What sounds better? Vinyl or Digital?
As vinyl makes its comeback, many are asking, “What makes vinyl better than digital?” The answer to that question is “vinyl is not better, just different.” There was a time when vinyl did have superior sound but nowadays, digital and vinyl are essentially equal.
When the CD (compact disc) hit the market in 1982, the quality was lacking. It was new technology, after all, and a lot of the playback equipment caused an issue. As the years progressed, technology got better and sound improved. A CD sold in 1990 or 1991 carried about the same quality as that of a vinyl recording with some slight differences. In 1992, all of the CD sound progress came to a halt because of the start of what is now known as the “Loudness War.”
Somewhere around 1992, sound engineers began to realize that the boundaries of vinyl no longer applied to digital music. (Vinyl could only get so loud before the needle has difficulty tracking the record). They could increase the volume for every component to create one large barrage of sound. As loudness increased, all the intricacies of the song were lost and individual instruments no longer stood out. This shortened the dynamic range – the difference between the highest high tones and the lowest lows.

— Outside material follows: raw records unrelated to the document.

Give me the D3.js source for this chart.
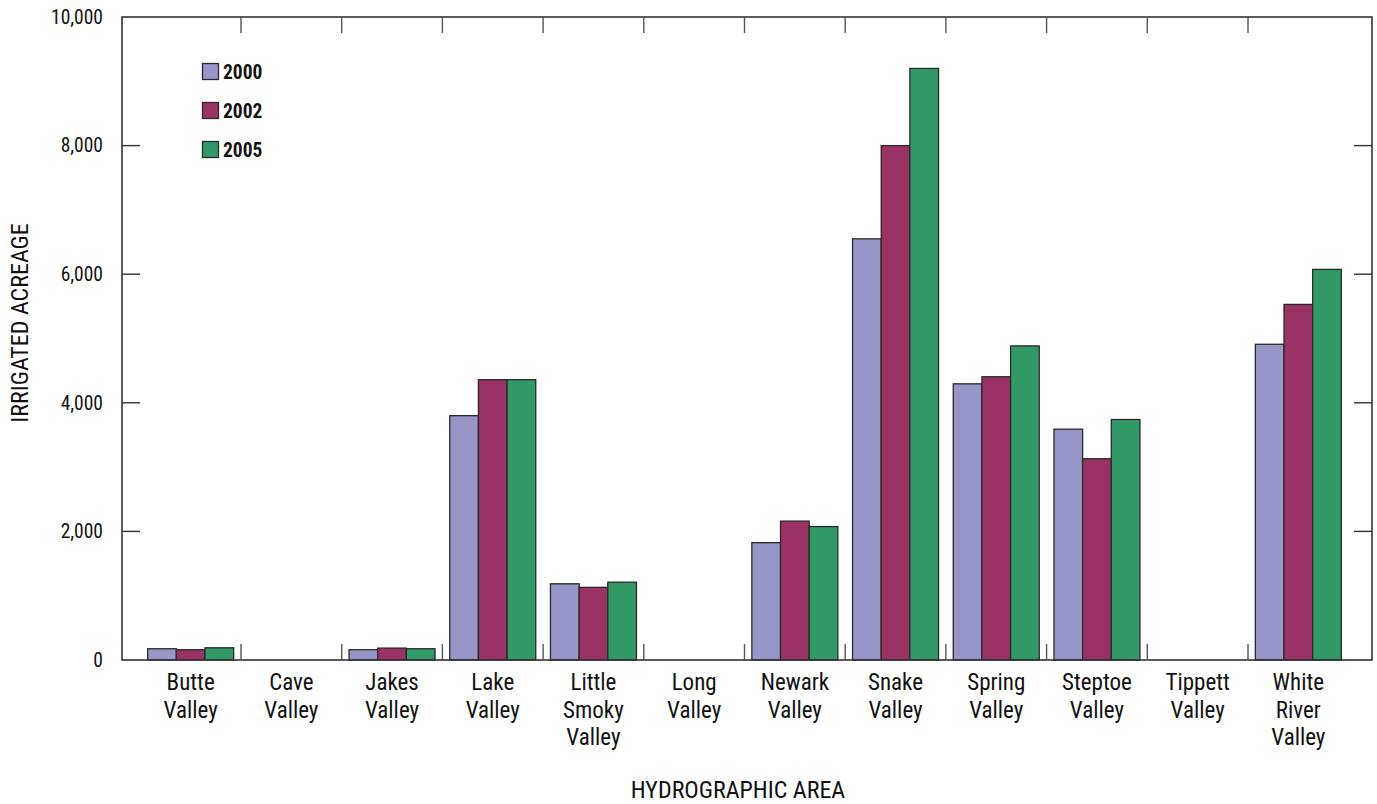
<!DOCTYPE html>
<html>
<head>
<meta charset="utf-8">
<script src="https://cdn.jsdelivr.net/npm/d3@7"></script>
<style>
  body { margin: 0; background: #fff; }
  svg text { font-family: "Liberation Sans Narrow", "Arial Narrow", "Roboto Condensed", sans-serif; fill: #111; }
</style>
</head>
<body>
<svg id="chart" width="1377" height="804"></svg>
<script>
// categories (label lines)
const areas = [
  ["Butte", "Valley"], ["Cave", "Valley"], ["Jakes", "Valley"], ["Lake", "Valley"],
  ["Little", "Smoky", "Valley"], ["Long", "Valley"], ["Newark", "Valley"], ["Snake", "Valley"],
  ["Spring", "Valley"], ["Steptoe", "Valley"], ["Tippett", "Valley"], ["White", "River", "Valley"]
];
const years = ["2000", "2002", "2005"];
const acres2000 = [175, 0, 160, 3800, 1185, 0, 1825, 6550, 4295, 3590, 0, 4910];
const acres2002 = [160, 0, 185, 4360, 1130, 0, 2160, 8000, 4405, 3130, 0, 5530];
const acres2005 = [190, 0, 175, 4360, 1210, 0, 2075, 9200, 4885, 3740, 0, 6075];
const yTicks = [0, 2000, 4000, 6000, 8000, 10000];
const colors = ["#9696c8", "#993366", "#319966"];

const series = [acres2000, acres2002, acres2005];
const names = areas.map(a => a.join(" "));

const svg = d3.select("#chart");
const plotLeft = 122, plotRight = 1372, plotTop = 17, plotBottom = 660;

let x = d3.scaleBand()
  .domain(names)
  .range([140.3, 1348.7])
  .paddingInner(0.146)
  .paddingOuter(0.073);

let x1 = d3.scaleBand()
  .domain(years)
  .range([0, x.bandwidth()]);

let y = d3.scaleLinear()
  .domain([0, 10000])
  .range([plotBottom, plotTop]);

// bars
names.forEach(function(name, i) {
  let g = svg.append("g").attr("transform", "translate(" + x(name) + ",0)");
  years.forEach(function(yr, j) {
    let v = series[j][i];
    if (v <= 0) return;
    g.append("rect")
      .attr("x", x1(yr))
      .attr("y", y(v))
      .attr("width", x1.bandwidth())
      .attr("height", y(0) - y(v))
      .attr("fill", colors[j])
      .attr("stroke", "#2a2a2a")
      .attr("stroke-width", 1.3);
  });
});

// frame
svg.append("rect")
  .attr("x", plotLeft).attr("y", plotTop)
  .attr("width", plotRight - plotLeft).attr("height", plotBottom - plotTop)
  .attr("fill", "none")
  .attr("stroke", "#333")
  .attr("stroke-width", 1.6);

// y ticks (inward, both sides)
yTicks.slice(1, -1).forEach(function(t) {
  svg.append("line").attr("x1", plotLeft).attr("x2", plotLeft + 18)
    .attr("y1", y(t)).attr("y2", y(t)).attr("stroke", "#333").attr("stroke-width", 1.4);
  svg.append("line").attr("x1", plotRight - 18).attr("x2", plotRight)
    .attr("y1", y(t)).attr("y2", y(t)).attr("stroke", "#333").attr("stroke-width", 1.4);
});
yTicks.forEach(function(t) {
  svg.append("text")
    .attr("x", 103).attr("y", y(t))
    .attr("dy", "0.35em")
    .attr("text-anchor", "end")
    .attr("font-size", 19.5)
    .text(d3.format(",")(t));
});

// category separators top and bottom
const step = x.step();
for (let k = 1; k < names.length; k++) {
  let xs = x(names[k]) - step * x.paddingInner() / 2;
  svg.append("line").attr("x1", xs).attr("x2", xs)
    .attr("y1", plotTop).attr("y2", plotTop + 16).attr("stroke", "#555").attr("stroke-width", 1.4);
  svg.append("line").attr("x1", xs).attr("x2", xs)
    .attr("y1", plotBottom - 16).attr("y2", plotBottom).attr("stroke", "#555").attr("stroke-width", 1.4);
}

// category labels
areas.forEach(function(lines, i) {
  let t = svg.append("text")
    .attr("text-anchor", "middle")
    .attr("font-size", 23);
  lines.forEach(function(l, k) {
    t.append("tspan")
      .attr("x", x(names[i]) + x.bandwidth() / 2)
      .attr("y", 690 + k * 27.5)
      .text(l);
  });
});

// axis titles
svg.append("text")
  .attr("x", 738).attr("y", 798)
  .attr("text-anchor", "middle")
  .attr("font-size", 24)
  .text("HYDROGRAPHIC AREA");

svg.append("text")
  .attr("transform", "translate(28,323) rotate(-90)")
  .attr("text-anchor", "middle")
  .attr("font-size", 24)
  .text("IRRIGATED ACREAGE");

// legend
years.forEach(function(yr, j) {
  svg.append("rect")
    .attr("x", 202.5).attr("y", 63.5 + j * 39)
    .attr("width", 16).attr("height", 16)
    .attr("fill", colors[j])
    .attr("stroke", "#2a2a2a")
    .attr("stroke-width", 1.3);
  svg.append("text")
    .attr("x", 223).attr("y", 72 + j * 39)
    .attr("dy", "0.35em")
    .attr("font-size", 19.5)
    .attr("font-weight", "bold")
    .text(yr);
});
</script>
</body>
</html>
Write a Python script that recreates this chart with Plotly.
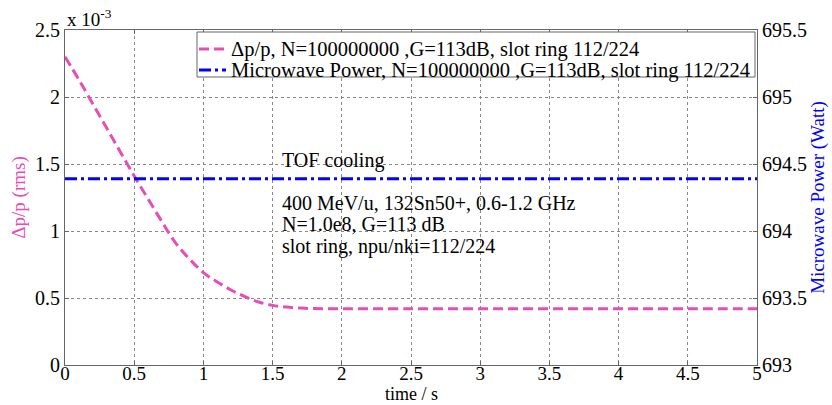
import plotly.graph_objects as go

# data
t = [0, 0.1, 0.2, 0.3, 0.4, 0.5, 0.6, 0.7, 0.8, 0.9, 1.0, 1.1, 1.2, 1.3, 1.4, 1.5,
     1.6, 1.7, 1.8, 1.9, 2.0, 2.5, 3.0, 3.5, 4.0, 4.5, 5.0]
dp_p = [2.30, 2.13, 1.95, 1.77, 1.59, 1.41, 1.24, 1.07, 0.91, 0.79, 0.69, 0.62, 0.56,
        0.51, 0.47, 0.445, 0.432, 0.425, 0.421, 0.42, 0.42, 0.42, 0.42, 0.42, 0.42, 0.42, 0.42]
t_power = [0, 5]
power = [694.39, 694.39]

name1 = "Δp/p, N=100000000 ,G=113dB, slot ring 112/224"
name2 = "Microwave Power, N=100000000 ,G=113dB, slot ring 112/224"
notes = ["TOF cooling", "400 MeV/u, 132Sn50+, 0.6-1.2 GHz", "N=1.0e8, G=113 dB",
         "slot ring, npu/nki=112/224"]

MAG = "#E64DB5"
BLUE = "#0000FF"
FONT = "Liberation Serif"
DASH1 = "10px,5px"
DASH2 = "12px,4px,3px,4px"

# plot area in pixels (for placing decorations)
L, R, T, B = 65, 757, 30, 365
W, H = R - L, B - T


def px(x):
    return (x - L) / W


def py(y):
    return (B - y) / H


fig = go.Figure()
fig.add_trace(go.Scatter(x=t, y=dp_p, name=name1, mode="lines",
                         line=dict(color=MAG, width=3, dash=DASH1, shape="spline")))
fig.add_trace(go.Scatter(x=t_power, y=power, name=name2, mode="lines", yaxis="y2",
                         line=dict(color=BLUE, width=3, dash=DASH2)))

axcommon = dict(showline=True, linecolor="#666666", linewidth=1, ticks="inside",
                ticklen=4, tickcolor="#666666", zeroline=False, automargin=False,
                tickfont=dict(family=FONT, size=20, color="black"))

fig.update_layout(
    width=832, height=405,
    margin=dict(l=L, r=832 - R, t=T, b=405 - B),
    paper_bgcolor="white", plot_bgcolor="white",
    font=dict(family=FONT, size=18, color="black"),
    showlegend=False,
    xaxis=dict(range=[0, 5], tickvals=[0, 0.5, 1, 1.5, 2, 2.5, 3, 3.5, 4, 4.5, 5],
               ticktext=["0", "0.5", "1", "1.5", "2", "2.5", "3", "3.5", "4", "4.5", "5"],
               showgrid=True, gridcolor="#888888", griddash="dot", gridwidth=1,
               mirror="ticks", ticklabelstandoff=-9,
               **axcommon),
    yaxis=dict(range=[0, 2.5], tickvals=[0, 0.5, 1, 1.5, 2, 2.5],
               ticktext=["0", "0.5", "1", "1.5", "2", "2.5"],
               showgrid=True, gridcolor="#888888", griddash="dot", gridwidth=1,
               title=dict(text="Δp/p (rms)", font=dict(family=FONT, size=19, color=MAG),
                          standoff=4),
               **axcommon),
    yaxis2=dict(range=[693, 695.5], tickvals=[693, 693.5, 694, 694.5, 695, 695.5],
                ticktext=["693", "693.5", "694", "694.5", "695", "695.5"],
                overlaying="y", side="right", showgrid=False,
                title=dict(text="Microwave Power (Watt)",
                           font=dict(family=FONT, size=19, color=BLUE), standoff=4),
                **axcommon),
)
fig.update_xaxes(tickfont=dict(size=19))

# legend box drawn by hand
fig.add_shape(type="rect", xref="paper", yref="paper",
              x0=px(197), x1=px(755), y0=py(77), y1=py(32),
              line=dict(color="#666666", width=1), fillcolor="white", layer="above")
for (name, color, dash, yrow) in [(name1, MAG, DASH1, 49), (name2, BLUE, DASH2, 70)]:
    fig.add_shape(type="line", xref="paper", yref="paper",
                  x0=px(199), x1=px(226), y0=py(yrow), y1=py(yrow),
                  line=dict(color=color, width=3, dash=dash), layer="above")
    fig.add_annotation(xref="paper", yref="paper", x=px(229), y=py(yrow),
                       xanchor="left", yanchor="middle", text=name, showarrow=False,
                       font=dict(family=FONT, size=20.5))

# x-axis title
fig.add_annotation(xref="paper", yref="paper", x=0.5, y=py(393.5),
                   xanchor="center", yanchor="middle", text="time / s", showarrow=False,
                   font=dict(family=FONT, size=18))

fig.add_annotation(xref="paper", yref="paper", x=0, y=1.0, xanchor="left", yanchor="bottom",
                   text="x 10<sup>-3</sup>", showarrow=False,
                   font=dict(family=FONT, size=19), yshift=-2)

ys = [160, 203, 224, 246]
for txt, yp in zip(notes, ys):
    fig.add_annotation(xref="paper", yref="paper", x=px(280),
                       y=py(yp), xanchor="left", yanchor="middle",
                       text=txt, showarrow=False, font=dict(family=FONT, size=20))

fig.write_html("out.html")
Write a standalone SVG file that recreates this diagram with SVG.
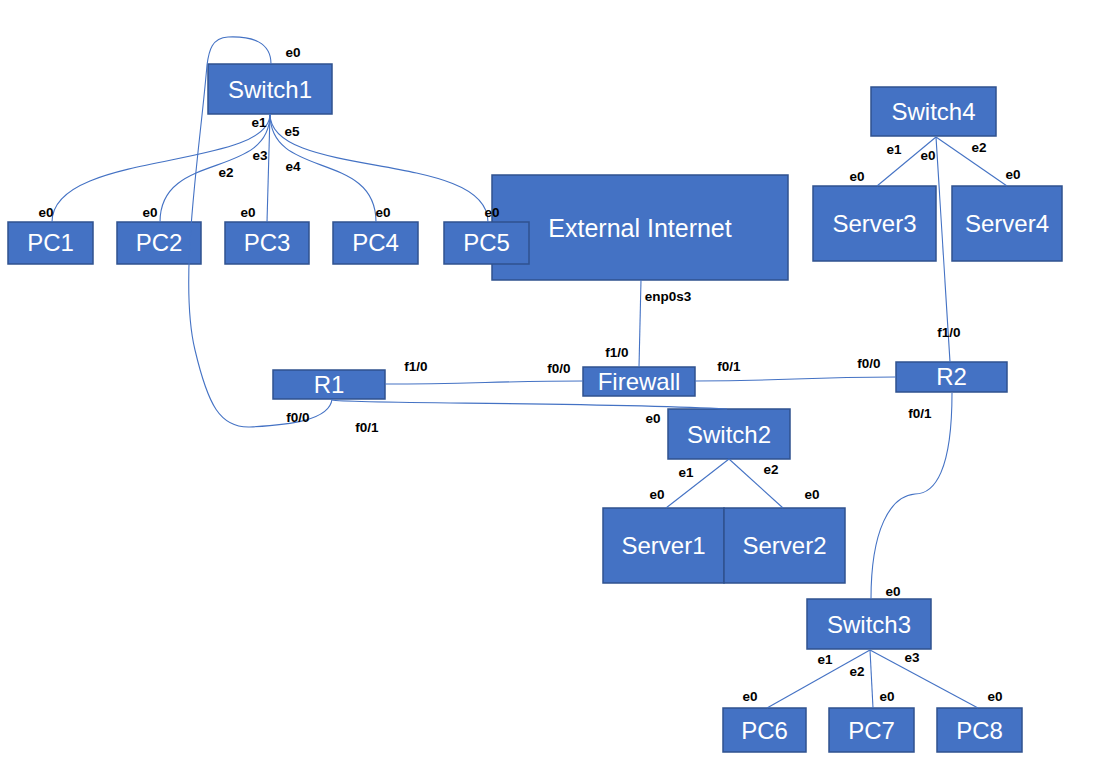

In the late 2000s, something interesting transpired that brought attention to the problem of increasing loudness. When the video game “Guitar Hero” was engineered, it featured popular songs from the last 50 years. In order to isolate the instruments, the songs had to be re-mixed. The game featured songs from the album Death Magnetic by Metallica and players noticed how much better the songs sounded in the game compared to the actual album. The album itself was mixed for digital as loud as possible, making details rare and the drums awful. This incensed Metallica fans and music producers noticed. It was then that the idea of “louder is better” fell out of favor. Since that time, engineers have dialed back the loudness. Now, digital and analog (vinyl) are similar in sound quality.
It is true that analog recording represents the closest facsimile of the musicians’ intent, but only if it was recorded with an analog master tape. The majority of new albums and re-recordings are done with a digital master. So, in every practical sense, vinyl is not better than digital, just different. The difference lies in perception, perceived warmth, and a little crackle and hiss.